The Institute for Democracy (IDSCS) has officially started the project ‘Enhancing Think Balkans – knowledge hub for Western Balkans EU integration and regional cooperation’ on 14 October 2022 in Prague, as part of the EU Enlargement Think Tank Forum organised by EUROPEUM. The project represents a continuation of the well-established cooperation under the umbrella of Think Balkans consortium between 10 (ten) organisations from the Western Balkans (WB) and the Visegrad group (V4) of countries.
At the opening panel discussion, experts from the region and Europe discussed on the topic of “War in Ukraine and the consequences on the European integrations of the Western Balkan”.
The representatives of the partner orgnanisations Alba Cela, Executive Director of Albanian Institute for International Studies (AIIS) in Albania, Ferenc Nemeth, Research Fellow of the Institute for Foreign Affairs and Trade (IFAT) from Hungary, Marta Szpala, Senior Fellow at the Centre for Eastern Studies (OSW) from Poland and the external expert Oksana Forostyna, Fellow at Visegrad Insight Ukraine (Visegrad Insight) and Co-founder of Yakaboo Publishing, moderated by Zoran Nechev, Head of the Centre for European Integrations within IDSCS shared their opinion and views on the topic.
Cela shared the perspective of the candidate countries in the Western Balkans countries which were affected economically and politically by the war in Ukraine. “The economic consequences of the war are affecting reforms negatively.
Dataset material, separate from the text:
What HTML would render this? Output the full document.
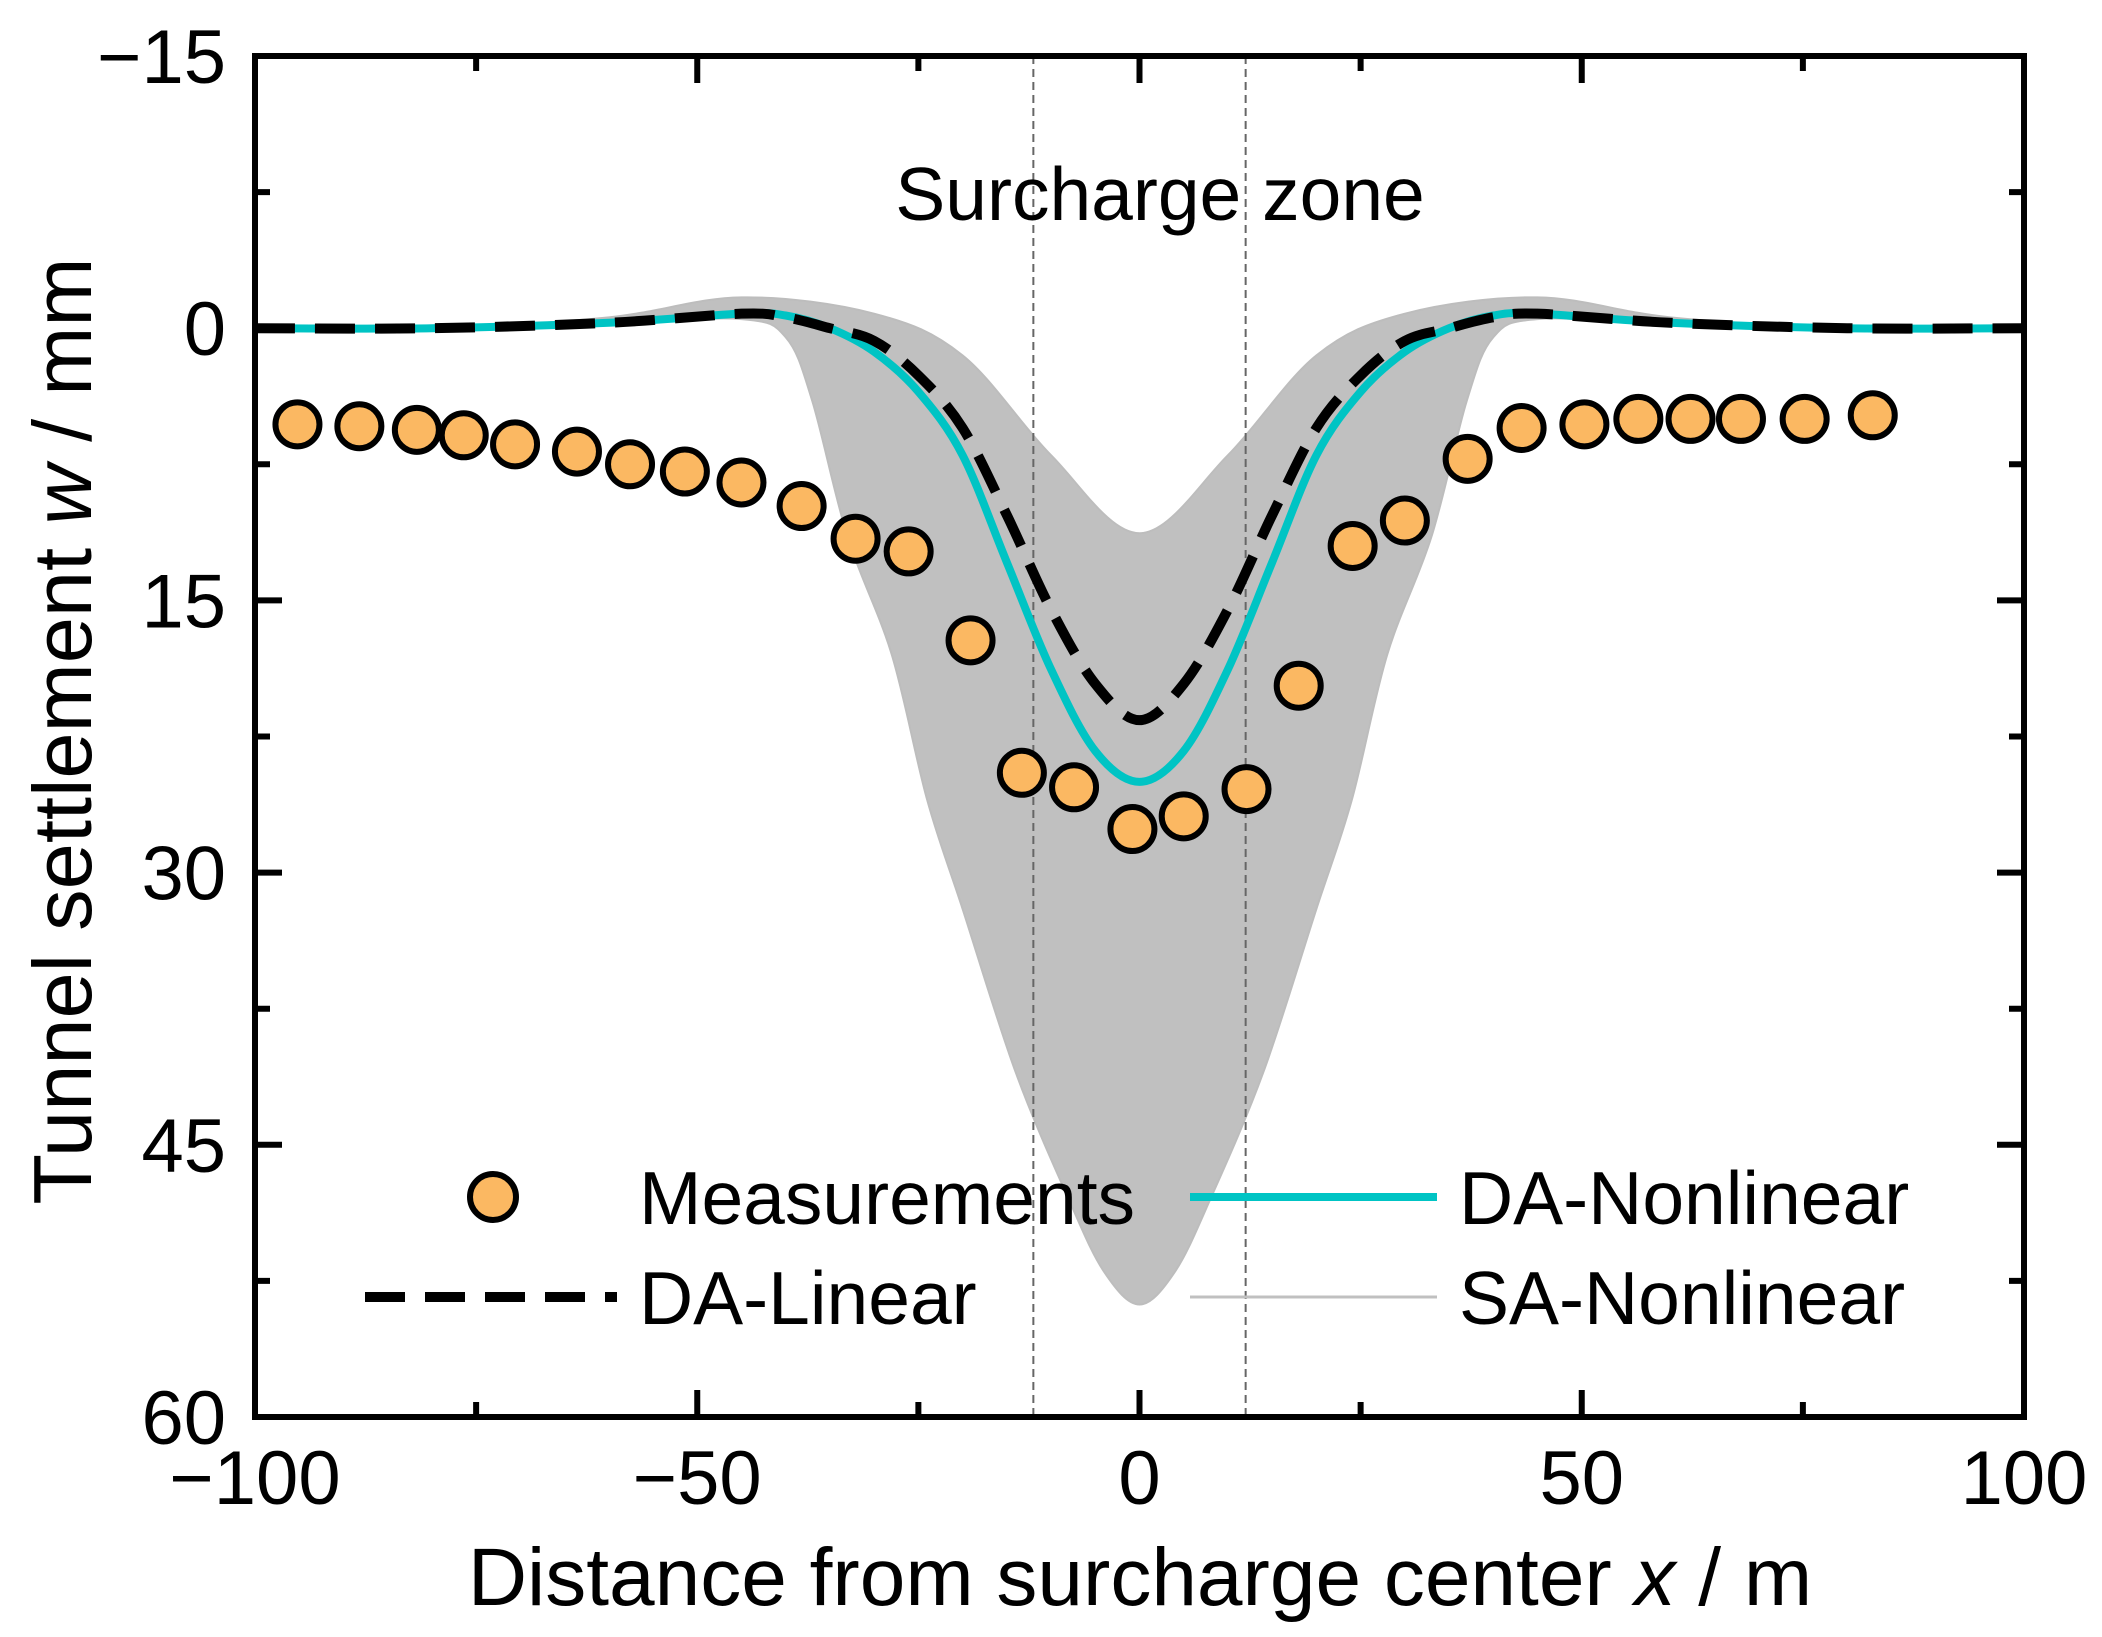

In addition, the relations in the region have also been affected given the difference of Serbia’s position on the sanctions towards Russia” said Cela.
The V4 countries representatives Ferenc Nemeth and Marta Szpala discussed their standpoint on the war and the urgency in the enlargement process for both the Associate Trio and the Western Balkans countries.
Németh argued that enlargement has gotten more difficult for all candidate and potential candidate countries since the war in Ukraine. “Compliance with the EU’s foreign policy declaration has also emerged as an important criterion for countries that wish to join the EU. Although enlargement policy once again receives attention at the EU level, the focus has rather shifter to the Associated Trio” explained Nemeth.
Contrary on the Nemeth’s position Szpala gave her insight on her optimistic views in the pro-enlargement winds. She believes that the war in Ukraine will contribute to a vaster necessity in the enlargement process for the WB. “The devotion of the civil society in Ukraine has moved the enlargement process for the Associated Trio, but also for the WB. Given the situation, enlargement is again in the highlight of European foreign policy” said Szpala.
Oksana Forostyna, Author at Visegrad Insight, commented on the panelists’ views. She shared Ukraine position on the urgency for resolving the blockages on the EU integrative path of the WB countries. “Ukraine is a good partner to the Western Balkans in the process of enlargement, Ukrainian civil society and government are quite loud and insistent on the enlargement process for Moldova and Ukraine but also for the countries of the WB” stated Forostyna.
The ‘Enhancing Think Balkans – knowledge hub for Western Balkans EU integration and regional cooperation” project is financially supported by the International Visegrad Fund and builds upon the previously established cooperation between the members of the Southeast European Think Net Network (SEE Think Net) and Think Visegrad as part of the ‘Regional cooperation in the Western Balkans: The Berlin Process and Visegrad Group in comparison project’ and the project “Cooperation Instrument for the Western Balkans Think Tanks – THINK BALKANS” supported by the International Visegrad Fund.
The project is implemented by Institute for Democracy (IDSCS), in collaboration with the European Movement in Serbia (EMinS), Balkan Research Institute from Kosovo*, Politikon Network from Montenegro, Albanian Institute for International Studies (AIIS) from Albania, Humanity in Action from Bosnia and Herzegovina, Centre for Eastern Studies (OSW) from Poland, Institute for Foreign Affairs and Trade (IFAT) from Hungary, the Research Centre of the Slovak Foreign Policy Association (RC SFPA) from Slovakia, and EUROPEUM Institute for European Policy (EUROPEUM) from the Czech Republic, will work in achieving the project’s goals.